- [What you need to do]
Print the entries that appear below, exactly as written and without their pictures.

+ + + + +

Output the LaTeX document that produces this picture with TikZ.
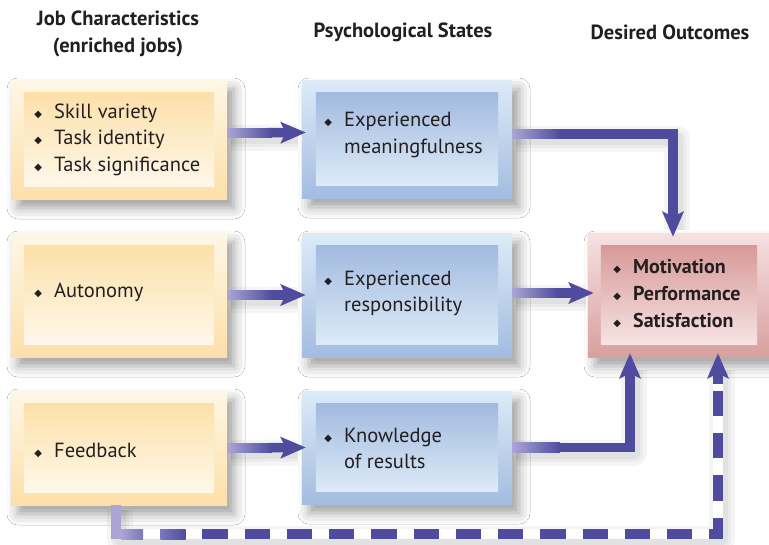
\documentclass[tikz,border=0pt]{standalone}
\usepackage{fontspec}
\setmainfont{PT Sans}
\newfontfamily\symf{DejaVu Sans}
\usetikzlibrary{shadows.blur,arrows.meta,calc}
\definecolor{ind}{HTML}{4F4C9F}
\definecolor{lav}{HTML}{ABA5D6}
\definecolor{midc}{HTML}{7C78BC}
\definecolor{txt}{HTML}{231F20}
\definecolor{otop}{HTML}{FEF7E6}
\definecolor{obot}{HTML}{FDDFA9}
\definecolor{oitop}{HTML}{FDE0A9}
\definecolor{oibot}{HTML}{FEF8EA}
\definecolor{btop}{HTML}{DDEBF8}
\definecolor{bbot}{HTML}{A3BCE0}
\definecolor{bitop}{HTML}{A2BADF}
\definecolor{bibot}{HTML}{DDEBF8}
\definecolor{ptop}{HTML}{F6E1E1}
\definecolor{pbot}{HTML}{D8A09F}
\definecolor{pitop}{HTML}{D79A99}
\definecolor{pibot}{HTML}{F7E3E3}
\newcommand\bl{\makebox[7pt][c]{\raisebox{1pt}{\symf\fontsize{10}{10}\selectfont ◆}}\hspace{12.5pt}}
\newcommand\ind{\hspace*{19.5pt}}
\begin{document}
\begin{tikzpicture}[x=1pt,y=-1pt,
  shad/.style={blur shadow={shadow xshift=7pt,shadow yshift=-9pt,shadow blur radius=11pt,shadow opacity=38}},
  boxo/.style={top color=otop,bottom color=obot,inner sep=0,shad},
  boxb/.style={top color=btop,bottom color=bbot,inner sep=0,shad},
  boxp/.style={top color=ptop,bottom color=pbot,inner sep=0,shad},
  txtn/.style={anchor=west,inner sep=0,align=left,text=txt,font=\fontsize{20.5}{26.5}\selectfont},
  txtp/.style={txtn,font=\bfseries\fontsize{20}{27}\selectfont},
  hdr/.style={font=\bfseries\fontsize{20.5}{27}\selectfont,text=txt,align=center,inner sep=0},
  arr/.style={draw=ind,line width=9.5pt,-{Stealth[length=25pt,width=21pt,inset=5pt]}},
  ashad/.style={draw=black,opacity=0.04,line width=#1,line join=round},
  grad/.style={left color=lav,right color=ind}
]
\useasboundingbox (0,0) rectangle (769,544);
\fill[white] (0,0) rectangle (769,544);

% headers
\node[hdr] (h1) at (118,33.5) {Job Characteristics\\(enriched jobs)};
\node[hdr] (h2) at (403,32) {Psychological States};
\node[hdr] (h3) at (670,32) {Desired Outcomes};

% outer boxes
\node[boxo,minimum width=216pt,minimum height=119pt] (o1) at (119,139.5) {};
\node[boxo,minimum width=216pt,minimum height=124pt] (o2) at (119,295) {};
\node[boxo,minimum width=216pt,minimum height=114pt] (o3) at (119,448) {};
\node[boxb,minimum width=210pt,minimum height=118pt] (b1) at (407,139) {};
\node[boxb,minimum width=210pt,minimum height=124pt] (b2) at (407,295) {};
\node[boxb,minimum width=210pt,minimum height=113pt] (b3) at (407,447.5) {};
\node[boxp,minimum width=182pt,minimum height=124pt] (p) at (679,295) {};

% inner boxes
\foreach \n in {o1,o2,o3}
  \shade[top color=oitop,bottom color=oibot] ($(\n.north west)+(13,13)$) rectangle ($(\n.south east)+(-13,-13)$);
\foreach \n in {b1,b2,b3}
  \shade[top color=bitop,bottom color=bibot] ($(\n.north west)+(14,13)$) rectangle ($(\n.south east)+(-14,-13)$);
\shade[top color=pitop,bottom color=pibot] ($(p.north west)+(13,13)$) rectangle ($(p.south east)+(-13,-13)$);

% texts
\node[txtn] (t1) at (34.5,139.5) {\bl Skill variety\\ \bl Task identity\\ \bl Task significance};
\node[txtn] (t2) at (34.5,292) {\bl Autonomy};
\node[txtn] (t3) at (34.5,450) {\bl Feedback};
\node[txtn] (t4) at (324.5,135) {\bl Experienced\\ \ind meaningfulness};
\node[txtn] (t5) at (324.5,293.5) {\bl Experienced\\ \ind responsibility};
\node[txtn] (t6) at (324.5,448.5) {\bl Knowledge\\ \ind of results};
\node[txtp] (t7) at (613.5,294) {\bl Motivation\\ \bl Performance\\ \bl Satisfaction};

% dashed feedback connector
\coordinate (d0) at ($(o3.south)+(-3,0)$);
\coordinate (d1) at ($(d0)+(0,29)$);
\coordinate (d2) at ($(p.south)+(39,21)$);
\coordinate (d3) at ($(p.south)+(39,-4)$);
\foreach \w in {26,18,12} \draw[ashad=\w pt,transform canvas={shift={(4pt,-5pt)}}] (d0) |- ($(d1)+(602,0)$) -- ($(d3)+(0,12)$);
\draw[white,line width=10pt] (d1) -| (d2);
\draw[ind,line width=10pt,dash pattern=on 25.25pt off 17pt,dash phase=40.5pt] (d1) -| (d2);
\draw[arr] ($(d2)+(0,6)$) -- (d3);
\fill[lav] ($(d0)+(-5,0)$) rectangle ($(d1)+(5,5)$);
\shade[left color=lav,right color=midc] ($(d1)+(5,-5)$) rectangle ($(d1)+(27,5)$);
\shade[left color=midc,right color=ind] ($(d1)+(44.25,-5)$) rectangle ($(d1)+(69.5,5)$);

% arrow shadows
\foreach \w in {26,18,12} {
  \draw[ashad=\w pt,transform canvas={shift={(4pt,-5pt)}}] ($(o1.east)+(0,-6.5)$) -- ($(b1.west)+(-8,-6.5)$);
  \draw[ashad=\w pt,transform canvas={shift={(4pt,-5pt)}}] (o2.east) -- ($(b2.west)+(-8,0)$);
  \draw[ashad=\w pt,transform canvas={shift={(4pt,-5pt)}}] (o3.east) -- ($(b3.west)+(-8,0)$);
  \draw[ashad=\w pt,transform canvas={shift={(4pt,-5pt)}}] ($(b1.east)+(0,-5)$) -| ($(p.north)+(-6,-8)$);
  \draw[ashad=\w pt,transform canvas={shift={(4pt,-5pt)}}] ($(b2.east)+(0,-2)$) -- ($(p.west)+(-6,-2)$);
  \draw[ashad=\w pt,transform canvas={shift={(4pt,-5pt)}}] (b3.east) -| ($(p.south)+(-49,8)$);
}

% arrows
\draw[arr] ($(o1.east)+(0,-6.5)$) -- ($(b1.west)+(4,-6.5)$);
\shade[grad] ($(o1.east)+(0,-11.25)$) rectangle ($(o1.east)+(45,-1.75)$);
\draw[arr] (o2.east) -- ($(b2.west)+(4,0)$);
\shade[grad] ($(o2.east)+(0,-4.75)$) rectangle ($(o2.east)+(45,4.75)$);
\draw[arr] (o3.east) -- ($(b3.west)+(4,0)$);
\shade[grad] ($(o3.east)+(0,-4.75)$) rectangle ($(o3.east)+(45,4.75)$);

\draw[arr] ($(b1.east)+(0,-5)$) -| ($(p.north)+(-6,4)$);
\shade[grad] ($(b1.east)+(0,-9.75)$) rectangle ($(b1.east)+(48,-0.25)$);
\draw[arr] ($(b2.east)+(0,-2)$) -- ($(p.west)+(6,-2)$);
\shade[grad] ($(b2.east)+(0,-6.75)$) rectangle ($(b2.east)+(45,2.75)$);
\draw[arr] (b3.east) -| ($(p.south)+(-49,-4)$);
\shade[grad] ($(b3.east)+(0,-4.75)$) rectangle ($(b3.east)+(48,4.75)$);
\end{tikzpicture}
\end{document}
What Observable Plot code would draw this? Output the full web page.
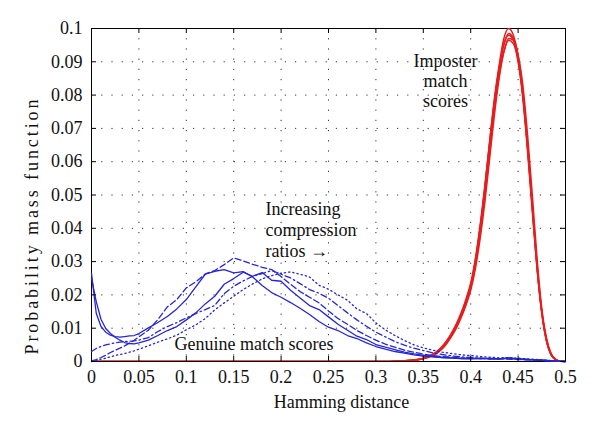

+ + + + +

- [Exercise solution]
Output the LaTeX document that produces this picture with TikZ.
\documentclass[tikz,border=0pt]{standalone}
\usepackage{fontspec}
\setmainfont{PT Sans}
\newfontfamily\symf{DejaVu Sans}
\usetikzlibrary{shadows.blur,arrows.meta,calc}
\definecolor{ind}{HTML}{4F4C9F}
\definecolor{lav}{HTML}{ABA5D6}
\definecolor{midc}{HTML}{7C78BC}
\definecolor{txt}{HTML}{231F20}
\definecolor{otop}{HTML}{FEF7E6}
\definecolor{obot}{HTML}{FDDFA9}
\definecolor{oitop}{HTML}{FDE0A9}
\definecolor{oibot}{HTML}{FEF8EA}
\definecolor{btop}{HTML}{DDEBF8}
\definecolor{bbot}{HTML}{A3BCE0}
\definecolor{bitop}{HTML}{A2BADF}
\definecolor{bibot}{HTML}{DDEBF8}
\definecolor{ptop}{HTML}{F6E1E1}
\definecolor{pbot}{HTML}{D8A09F}
\definecolor{pitop}{HTML}{D79A99}
\definecolor{pibot}{HTML}{F7E3E3}
\newcommand\bl{\makebox[7pt][c]{\raisebox{1pt}{\symf\fontsize{10}{10}\selectfont ◆}}\hspace{12.5pt}}
\newcommand\ind{\hspace*{19.5pt}}
\begin{document}
\begin{tikzpicture}[x=1pt,y=-1pt,
  shad/.style={blur shadow={shadow xshift=7pt,shadow yshift=-9pt,shadow blur radius=11pt,shadow opacity=38}},
  boxo/.style={top color=otop,bottom color=obot,inner sep=0,shad},
  boxb/.style={top color=btop,bottom color=bbot,inner sep=0,shad},
  boxp/.style={top color=ptop,bottom color=pbot,inner sep=0,shad},
  txtn/.style={anchor=west,inner sep=0,align=left,text=txt,font=\fontsize{20.5}{26.5}\selectfont},
  txtp/.style={txtn,font=\bfseries\fontsize{20}{27}\selectfont},
  hdr/.style={font=\bfseries\fontsize{20.5}{27}\selectfont,text=txt,align=center,inner sep=0},
  arr/.style={draw=ind,line width=9.5pt,-{Stealth[length=25pt,width=21pt,inset=5pt]}},
  ashad/.style={draw=black,opacity=0.04,line width=#1,line join=round},
  grad/.style={left color=lav,right color=ind}
]
\useasboundingbox (0,0) rectangle (769,544);
\fill[white] (0,0) rectangle (769,544);

% headers
\node[hdr] (h1) at (118,33.5) {Job Characteristics\\(enriched jobs)};
\node[hdr] (h2) at (403,32) {Psychological States};
\node[hdr] (h3) at (670,32) {Desired Outcomes};

% outer boxes
\node[boxo,minimum width=216pt,minimum height=119pt] (o1) at (119,139.5) {};
\node[boxo,minimum width=216pt,minimum height=124pt] (o2) at (119,295) {};
\node[boxo,minimum width=216pt,minimum height=114pt] (o3) at (119,448) {};
\node[boxb,minimum width=210pt,minimum height=118pt] (b1) at (407,139) {};
\node[boxb,minimum width=210pt,minimum height=124pt] (b2) at (407,295) {};
\node[boxb,minimum width=210pt,minimum height=113pt] (b3) at (407,447.5) {};
\node[boxp,minimum width=182pt,minimum height=124pt] (p) at (679,295) {};

% inner boxes
\foreach \n in {o1,o2,o3}
  \shade[top color=oitop,bottom color=oibot] ($(\n.north west)+(13,13)$) rectangle ($(\n.south east)+(-13,-13)$);
\foreach \n in {b1,b2,b3}
  \shade[top color=bitop,bottom color=bibot] ($(\n.north west)+(14,13)$) rectangle ($(\n.south east)+(-14,-13)$);
\shade[top color=pitop,bottom color=pibot] ($(p.north west)+(13,13)$) rectangle ($(p.south east)+(-13,-13)$);

% texts
\node[txtn] (t1) at (34.5,139.5) {\bl Skill variety\\ \bl Task identity\\ \bl Task significance};
\node[txtn] (t2) at (34.5,292) {\bl Autonomy};
\node[txtn] (t3) at (34.5,450) {\bl Feedback};
\node[txtn] (t4) at (324.5,135) {\bl Experienced\\ \ind meaningfulness};
\node[txtn] (t5) at (324.5,293.5) {\bl Experienced\\ \ind responsibility};
\node[txtn] (t6) at (324.5,448.5) {\bl Knowledge\\ \ind of results};
\node[txtp] (t7) at (613.5,294) {\bl Motivation\\ \bl Performance\\ \bl Satisfaction};

% dashed feedback connector
\coordinate (d0) at ($(o3.south)+(-3,0)$);
\coordinate (d1) at ($(d0)+(0,29)$);
\coordinate (d2) at ($(p.south)+(39,21)$);
\coordinate (d3) at ($(p.south)+(39,-4)$);
\foreach \w in {26,18,12} \draw[ashad=\w pt,transform canvas={shift={(4pt,-5pt)}}] (d0) |- ($(d1)+(602,0)$) -- ($(d3)+(0,12)$);
\draw[white,line width=10pt] (d1) -| (d2);
\draw[ind,line width=10pt,dash pattern=on 25.25pt off 17pt,dash phase=40.5pt] (d1) -| (d2);
\draw[arr] ($(d2)+(0,6)$) -- (d3);
\fill[lav] ($(d0)+(-5,0)$) rectangle ($(d1)+(5,5)$);
\shade[left color=lav,right color=midc] ($(d1)+(5,-5)$) rectangle ($(d1)+(27,5)$);
\shade[left color=midc,right color=ind] ($(d1)+(44.25,-5)$) rectangle ($(d1)+(69.5,5)$);

% arrow shadows
\foreach \w in {26,18,12} {
  \draw[ashad=\w pt,transform canvas={shift={(4pt,-5pt)}}] ($(o1.east)+(0,-6.5)$) -- ($(b1.west)+(-8,-6.5)$);
  \draw[ashad=\w pt,transform canvas={shift={(4pt,-5pt)}}] (o2.east) -- ($(b2.west)+(-8,0)$);
  \draw[ashad=\w pt,transform canvas={shift={(4pt,-5pt)}}] (o3.east) -- ($(b3.west)+(-8,0)$);
  \draw[ashad=\w pt,transform canvas={shift={(4pt,-5pt)}}] ($(b1.east)+(0,-5)$) -| ($(p.north)+(-6,-8)$);
  \draw[ashad=\w pt,transform canvas={shift={(4pt,-5pt)}}] ($(b2.east)+(0,-2)$) -- ($(p.west)+(-6,-2)$);
  \draw[ashad=\w pt,transform canvas={shift={(4pt,-5pt)}}] (b3.east) -| ($(p.south)+(-49,8)$);
}

% arrows
\draw[arr] ($(o1.east)+(0,-6.5)$) -- ($(b1.west)+(4,-6.5)$);
\shade[grad] ($(o1.east)+(0,-11.25)$) rectangle ($(o1.east)+(45,-1.75)$);
\draw[arr] (o2.east) -- ($(b2.west)+(4,0)$);
\shade[grad] ($(o2.east)+(0,-4.75)$) rectangle ($(o2.east)+(45,4.75)$);
\draw[arr] (o3.east) -- ($(b3.west)+(4,0)$);
\shade[grad] ($(o3.east)+(0,-4.75)$) rectangle ($(o3.east)+(45,4.75)$);

\draw[arr] ($(b1.east)+(0,-5)$) -| ($(p.north)+(-6,4)$);
\shade[grad] ($(b1.east)+(0,-9.75)$) rectangle ($(b1.east)+(48,-0.25)$);
\draw[arr] ($(b2.east)+(0,-2)$) -- ($(p.west)+(6,-2)$);
\shade[grad] ($(b2.east)+(0,-6.75)$) rectangle ($(b2.east)+(45,2.75)$);
\draw[arr] (b3.east) -| ($(p.south)+(-49,-4)$);
\shade[grad] ($(b3.east)+(0,-4.75)$) rectangle ($(b3.east)+(48,4.75)$);
\end{tikzpicture}
\end{document}
What Observable Plot code would draw this? Output the full web page.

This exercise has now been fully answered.